There is a problem here that I’ve only partly solved, a problem caused by our inability to shed older ways of thinking and speaking — not always a bad thing since it can prevent changes for the worse or maybe useless changes for the no better. So it is that we can be easily led astray by a language and a set of concepts which grew to explain and justify an ending era of feverish and unbalanced prosperity, that is a prosperity of things and the activities which gain those things which was accompanied by a paucity of well-formed human beings, farmers or pianists, writers or politicians, home-builders or clergymen.
A rich community life is necessary for the development of men of substance and high achievements. Men of substance and high achievements are necessary for a rich community. There is a reciprocal relationship which can be excluded by our modern language and our modern conceptions of man and his communities for that language and all of those concepts were formed by the battle between liberal individualists and various sorts of collectivists. In analogical terms from physics, the liberal individualists would evaporate the streams of human history, liberating drops of water to be particles of gas which would be free from the other particles. The collectivists would freeze those streams into crystalline structures while claiming to be moving bravely into the future.
Water isn’t a compromise between ice and vapor but rather a remarkable substance with properties unpredictable to those who know only ice or vapor. Even in this physical substance, we see peculiar properties arise because of the characteristics of the entire universe, such as its thermodynamic path — from a indescribably specific state, it is expanding into a more general state, one with higher entropy though allowing for the development of highly specific states, such as life, at the expense of throwing still greater entropy into the surrounding environment.
This world is specific in a way that can’t be simply defined by the starting conditions of a physical system as we can currently understand it. It’s specific in a way that can only be described as ‘narrative’. It’s a highly specific story in which water arises because of some peculiarities in the union of two hydrogen atoms with one oxygen atom. Water is a very useful stuff and has a different relationship to ice than most liquids have to their corresponding solids. This isn’t the place to discuss matters in which I’m barely conversant but the point is: Water has to exist for us to know water. My own thoughts would indicate the likelihood that there are general principles which could allow us to predict the existence of water and its strange relationship to ice at the transition points between states of matter, but if we learn those principles in this mortal realm, it will only be because we first knew water. In this analogy, which might prove dangerous, we are water molecules but we have the full properties associated with such an entity only when we are part of a large stream of other entities like ourselves.

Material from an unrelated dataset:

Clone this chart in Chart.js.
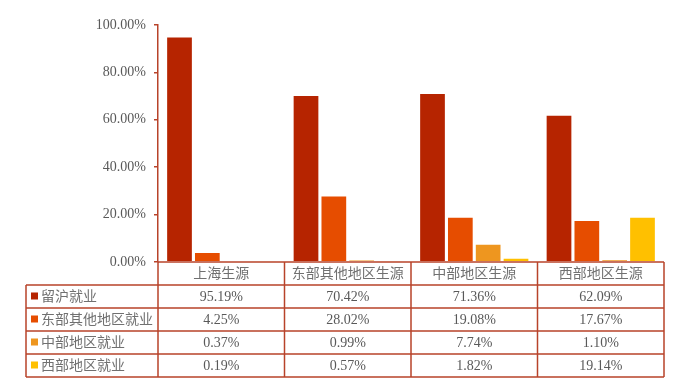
<!DOCTYPE html>
<html>
<head>
<meta charset="utf-8">
<script src="https://cdn.jsdelivr.net/npm/chart.js@4/dist/chart.umd.min.js"></script>
<style>
  body { margin: 0; background: #fff; }
</style>
</head>
<body>
<canvas id="chart" width="688" height="391"></canvas>
<script>
// 数据
const categories = ["上海生源", "东部其他地区生源", "中部地区生源", "西部地区生源"];
const seriesNames = ["留沪就业", "东部其他地区就业", "中部地区就业", "西部地区就业"];
const stayShanghai = [95.19, 70.42, 71.36, 62.09];
const eastOther = [4.25, 28.02, 19.08, 17.67];
const central = [0.37, 0.99, 7.74, 1.10];
const western = [0.19, 0.57, 1.82, 19.14];
const seriesColors = ["#B62400", "#E64D00", "#EE961F", "#FFC000"];

const axisColor = "#B8432A";
const textColor = "#595959";
const cjkColor = "#707070";
const numFont = "'Liberation Serif', 'Times New Roman', serif";
const cjkFont = "'Liberation Serif', 'Noto Sans CJK SC', serif";

const allSeries = [stayShanghai, eastOther, central, western];

// 数据表插件
const dataTable = {
    id: "dataTable",
    afterDraw(chart) {
        const ctx = chart.ctx;
        const area = chart.chartArea;
        const xs = chart.scales.x;
        const rowH = 23;
        const tableLeft = 26;
        const top = area.bottom;
        const colW = (area.right - area.left) / categories.length;

        ctx.save();
        ctx.strokeStyle = axisColor;
        ctx.lineWidth = 1.5;
        ctx.textBaseline = "middle";
        ctx.textAlign = "center";

        // 表头
        ctx.beginPath();
        ctx.moveTo(area.left, top);
        ctx.lineTo(area.right, top);
        ctx.stroke();
        ctx.font = "14px " + cjkFont;
        ctx.fillStyle = cjkColor;
        categories.forEach((c, i) => {
            ctx.fillText(c, xs.getPixelForValue(i), top + rowH / 2 + 1);
        });

        // 数据行
        const rowsTop = top + rowH;
        for (let r = 0; r < seriesNames.length; r++) {
            const y = rowsTop + r * rowH;
            ctx.fillStyle = seriesColors[r];
            ctx.fillRect(tableLeft + 5, y + rowH / 2 - 4, 7, 7);
            ctx.fillStyle = cjkColor;
            ctx.textAlign = "left";
            ctx.font = "14px " + cjkFont;
            ctx.fillText(seriesNames[r], tableLeft + 15, y + rowH / 2 + 1);
            ctx.fillStyle = textColor;
            ctx.textAlign = "center";
            ctx.font = "14px " + numFont;
            allSeries[r].forEach((v, i) => {
                ctx.fillText(v.toFixed(2) + "%", xs.getPixelForValue(i), y + rowH / 2 + 1);
            });
        }

        // 网格线
        ctx.beginPath();
        for (let r = 0; r <= seriesNames.length; r++) {
            const y = rowsTop + r * rowH;
            ctx.moveTo(tableLeft, y);
            ctx.lineTo(area.right, y);
        }
        const bottom = rowsTop + seriesNames.length * rowH;
        ctx.moveTo(tableLeft, rowsTop);
        ctx.lineTo(tableLeft, bottom);
        for (let i = 0; i <= categories.length; i++) {
            const x = area.left + i * colW;
            ctx.moveTo(x, top);
            ctx.lineTo(x, bottom);
        }
        ctx.stroke();
        ctx.restore();
    }
};

new Chart(document.getElementById("chart"), {
    type: "bar",
    data: {
        labels: categories,
        datasets: seriesNames.map((name, i) => ({
            label: name,
            data: allSeries[i],
            backgroundColor: seriesColors[i],
            borderColor: "rgba(255,255,255,0.35)",
            borderWidth: 1,
            barPercentage: 0.96,
            categoryPercentage: 0.88
        }))
    },
    options: {
        responsive: false,
        animation: false,
        layout: { padding: { top: 25, right: 24, bottom: 129, left: 0 } },
        plugins: {
            legend: { display: false },
            tooltip: { enabled: false }
        },
        scales: {
            x: { display: false },
            y: {
                min: 0,
                max: 100,
                afterFit(scale) { scale.width = 158; },
                ticks: {
                    stepSize: 20,
                    color: textColor,
                    font: { family: numFont, size: 14 },
                    padding: 8,
                    callback: (v) => v.toFixed(2) + "%"
                },
                grid: {
                    drawOnChartArea: false,
                    drawTicks: true,
                    tickLength: 4,
                    color: axisColor,
                    lineWidth: 1.5
                },
                border: { color: axisColor, width: 1.5 }
            }
        }
    },
    plugins: [dataTable]
});
</script>
</body>
</html>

We are born as human organisms with the potential to become some true sort of individuals but we can only become human persons, rich and complex in the way of a small world, in the context of human communities. And a human community reaches a high level of complexity and richness, a level necessary for serious accomplishments, only when there is at least a significant minority of well-formed human persons, human individuals who are worlds in themselves but not separate from those communities.